Should I stop my application to run a DB migration in prod?

Hello !

Should I stop my application to run a DB migration in prod ?

What is the good practice ?

Thanks !

It depends on many factors. I think you should Google “migrations and downtime” or something similar.

For example, lets say you want to rename a database column. Well, if you deploy code first, then things will crash because that column doesn’t exist. If you migrate first, well things will still crash because the currently running code will be trying to use the old column.

From personal experience, we’ve mostly opted to let our application crash for 1-2 minutes while we’re deploying/migrating.

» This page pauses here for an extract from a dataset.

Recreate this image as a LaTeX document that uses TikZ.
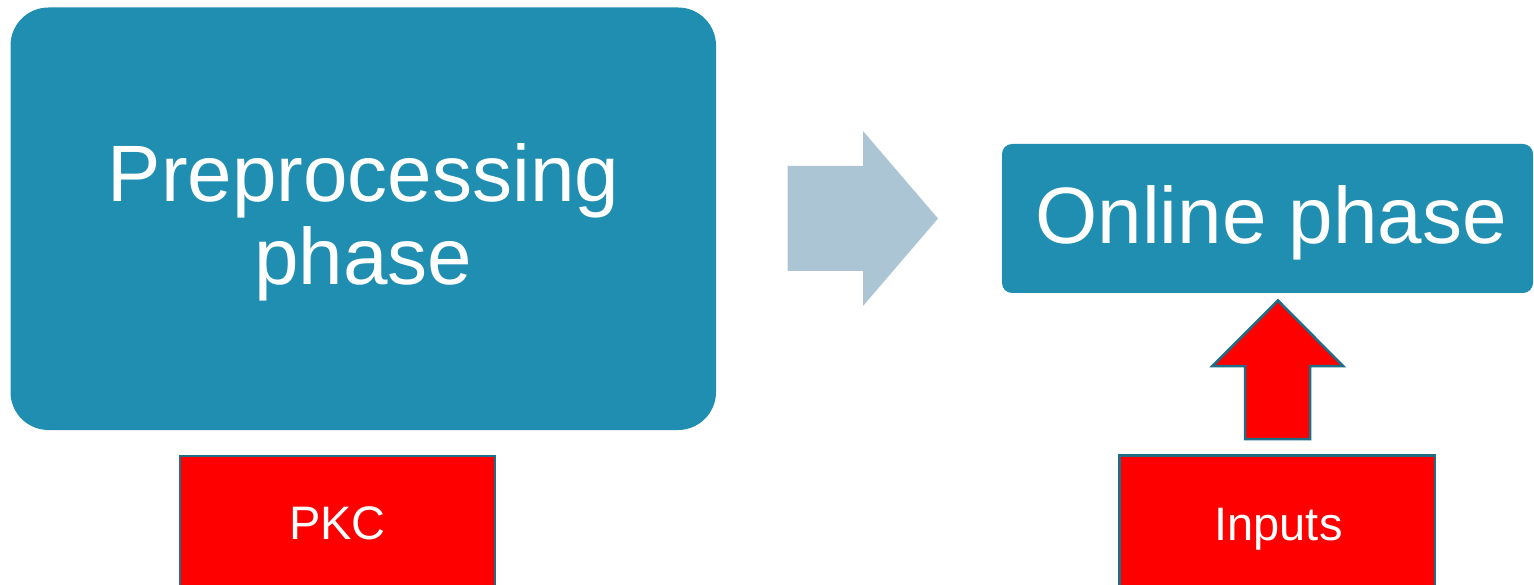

But if that’s not acceptable, then you gotta do things like deploy defensive code first (that can handle both situations), then migrate, then deploy again to remove the defensive code.

1 Like

For example, lets say you want to rename a database column. Well, if you deploy code first, then things will crash because that column doesn’t exist.

Yeah, or you could migrate the database when the application supervisor starts, before ecto starts.

From personal experience, we’ve mostly opted to let our application crash for 1-2 minutes while we’re deploying/migrating.

This is very big number, of course if we talk about CD in applications where availability matters.

In general there is no silver bullet approach, however there is one important thing to consider: if the migration is locking a resource or is causing problems at runtime when migrating you should avoid automation, it better to make a big migration step by step manually than to have big downtime on the system.

1 Like

I think given how the question was asked, I will recommend reviewing 12factor.net and if you could deliberate each point with personal experience.

Otherwise make the decision based on the trade-offs.

3 Likes

Didn’t consider that. Thanks for the recommendation

Yes, and in our case, it didn’t matter. In the beginning, our app was pretty much only used during business hours, so we opted to deploy migrations at night and didn’t care that the app crashed for a while during the deploy. Like we didn’t even care to put a maintenance page up… :joy: We almost always opted to forgo the engineering effort to do true zero downtime migrations.

Now our app is used 24/6.5 and we’re faced with terabyte scale migrations… and we still mostly opt to take the site offline to do so, rather than deal with headache of dual write, multi deploy type migrations.

Totally depends on use case. Our clients don’t mind scheduled outages on weekends. Lucky us! :slight_smile:

1 Like

This is a good approach, never complicate things without a good reason, focus on what is important.

1 Like

I really liked @dbern’s article on fly.io on Safe Eco Recipes. Lots of smart advice about how things can be done to minimise impact.

“good practice” generally means running migrations that don’t affect your end-users. In some applications that means going into “maintanence mode” (turn app off) in the middle of the night since no one’s using the app at that time, and running migrations. Or it means using some database techniques to avoid any downtime at all, which what I see more often.

The article Safe Eco Recipes is a resource that collects no-downtime migration techniques (thanks com for the reference!). If you’d rather watch a video there’s some of it here: ElixirConf 2022 - David Bernheisel - Ecto in Production: Migration Edition - YouTube

If you’re migrating a table with 10 rows in it, there’s virtually no downtime regardless of you using “good” or “bad” techniques. If you’re migrating a table with 10 million rows you’ll need to consider no-downtime techniques more seriously.

Maybe more important than any of that ^ is having a boot-up process that can successfully run migrations, checking for success, and if success then booting the rest of the app, and lastly shifting traffic to the new nodes. (see part 2 of the Safe Ecto Migrations guide)

2 Likes

:point_up_2: Yes!! And I feel like “Rails Migrations circa 2010” kind of assumed the former.

And it sucks giving “it depends” kinda answer… but… :man_shrugging: